The plaintiff was a training director at a North Carolina manufacturing plant operated by the company during a time when it was required to comply with an FDA-mandated program to train employees in good manufacturing practices.  The training program had been imposed on the company after the FDA cited it for deficiencies at plants in other states.

The plaintiff alleged he had complained to management about the company’s inability to meet a deadline for complying with the FDA training program, and claimed that management threatened to fire him if he kept complaining.  The plaintiff contended his conduct was protected under SOX because he believed the company’s potential misrepresentation of the training program’s progress would violate federal securities law.  He claimed he was wrongly fired for trying to expose the company’s efforts to conceal deficiencies in the training program from the FDA. 
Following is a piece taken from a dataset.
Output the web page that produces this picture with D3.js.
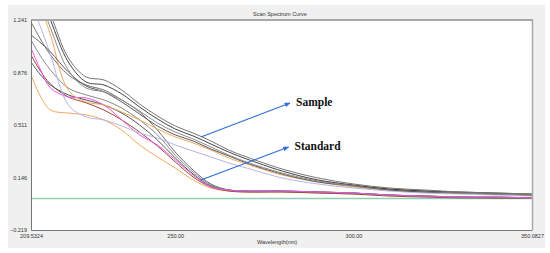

However, the federal appeals court found that the plaintiff failed to show the company misrepresented or concealed anything.  The court also found there was no evidence that the company failed to comply with the FDA’s requirements for the training program or made any attempt to mislead shareholders.  Thus, the court held that the plaintiff had no basis for a reasonable belief that the company was violating federal securities laws and was only “speculating” about violations.  

The federal appeals court concluded that the company fired the plaintiff for misconduct unrelated to his claims of corporate wrongdoing.  According to the court, the company discharged the plaintiff in response to complaints from employees that he used abusive language and engaged in unprofessional behavior, and because he threatened to have police remove a company executive who “crashed” a holiday party the plaintiff was hosting for his staff.

This court ruling is one of the first tests of the scope of the Sarbanes-Oxley Act in a federal appeals court.  It may forecast that courts will not allow SOX’s “whistleblower retaliation” provisions to cover garden-variety wrongful discharge claims, but instead will be disinclined to expand those provisions beyond those whom Congress intended to protect, namely, workers subjected to retaliation for blowing the whistle on violations of federal securities laws.